## Begin RECORDED DATA

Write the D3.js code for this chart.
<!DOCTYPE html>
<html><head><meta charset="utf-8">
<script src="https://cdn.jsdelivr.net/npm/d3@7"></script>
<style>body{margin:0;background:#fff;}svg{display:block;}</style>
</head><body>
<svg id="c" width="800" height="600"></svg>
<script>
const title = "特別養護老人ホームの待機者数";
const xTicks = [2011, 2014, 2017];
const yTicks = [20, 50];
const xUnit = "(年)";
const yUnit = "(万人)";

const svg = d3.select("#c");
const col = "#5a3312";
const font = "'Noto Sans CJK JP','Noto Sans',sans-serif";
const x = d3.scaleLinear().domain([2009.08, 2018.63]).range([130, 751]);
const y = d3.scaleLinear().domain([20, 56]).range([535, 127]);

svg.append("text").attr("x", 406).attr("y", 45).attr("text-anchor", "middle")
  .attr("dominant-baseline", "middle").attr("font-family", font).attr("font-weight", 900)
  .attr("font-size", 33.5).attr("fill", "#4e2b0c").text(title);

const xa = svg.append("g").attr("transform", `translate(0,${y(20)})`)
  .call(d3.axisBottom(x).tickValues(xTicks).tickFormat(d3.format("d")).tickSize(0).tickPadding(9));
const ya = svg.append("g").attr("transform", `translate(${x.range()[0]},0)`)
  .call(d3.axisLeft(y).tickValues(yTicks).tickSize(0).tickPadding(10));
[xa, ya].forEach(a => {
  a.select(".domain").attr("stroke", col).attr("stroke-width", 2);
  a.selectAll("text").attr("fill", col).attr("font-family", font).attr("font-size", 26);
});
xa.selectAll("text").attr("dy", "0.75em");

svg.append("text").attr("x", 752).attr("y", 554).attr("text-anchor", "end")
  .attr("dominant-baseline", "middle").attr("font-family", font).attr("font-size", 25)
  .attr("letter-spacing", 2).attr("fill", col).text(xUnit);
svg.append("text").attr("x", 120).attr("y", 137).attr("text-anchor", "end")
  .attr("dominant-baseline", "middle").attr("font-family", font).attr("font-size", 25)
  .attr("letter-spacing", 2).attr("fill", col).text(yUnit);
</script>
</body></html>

## End RECORDED DATA

*WHAT IS NEEDED*:
Extract the full listing above without alteration.

*THE ANSWER*:
Write the D3.js code for this chart.
<!DOCTYPE html>
<html><head><meta charset="utf-8">
<script src="https://cdn.jsdelivr.net/npm/d3@7"></script>
<style>body{margin:0;background:#fff;}svg{display:block;}</style>
</head><body>
<svg id="c" width="800" height="600"></svg>
<script>
const title = "特別養護老人ホームの待機者数";
const xTicks = [2011, 2014, 2017];
const yTicks = [20, 50];
const xUnit = "(年)";
const yUnit = "(万人)";

const svg = d3.select("#c");
const col = "#5a3312";
const font = "'Noto Sans CJK JP','Noto Sans',sans-serif";
const x = d3.scaleLinear().domain([2009.08, 2018.63]).range([130, 751]);
const y = d3.scaleLinear().domain([20, 56]).range([535, 127]);

svg.append("text").attr("x", 406).attr("y", 45).attr("text-anchor", "middle")
  .attr("dominant-baseline", "middle").attr("font-family", font).attr("font-weight", 900)
  .attr("font-size", 33.5).attr("fill", "#4e2b0c").text(title);

const xa = svg.append("g").attr("transform", `translate(0,${y(20)})`)
  .call(d3.axisBottom(x).tickValues(xTicks).tickFormat(d3.format("d")).tickSize(0).tickPadding(9));
const ya = svg.append("g").attr("transform", `translate(${x.range()[0]},0)`)
  .call(d3.axisLeft(y).tickValues(yTicks).tickSize(0).tickPadding(10));
[xa, ya].forEach(a => {
  a.select(".domain").attr("stroke", col).attr("stroke-width", 2);
  a.selectAll("text").attr("fill", col).attr("font-family", font).attr("font-size", 26);
});
xa.selectAll("text").attr("dy", "0.75em");

svg.append("text").attr("x", 752).attr("y", 554).attr("text-anchor", "end")
  .attr("dominant-baseline", "middle").attr("font-family", font).attr("font-size", 25)
  .attr("letter-spacing", 2).attr("fill", col).text(xUnit);
svg.append("text").attr("x", 120).attr("y", 137).attr("text-anchor", "end")
  .attr("dominant-baseline", "middle").attr("font-family", font).attr("font-size", 25)
  .attr("letter-spacing", 2).attr("fill", col).text(yUnit);
</script>
</body></html>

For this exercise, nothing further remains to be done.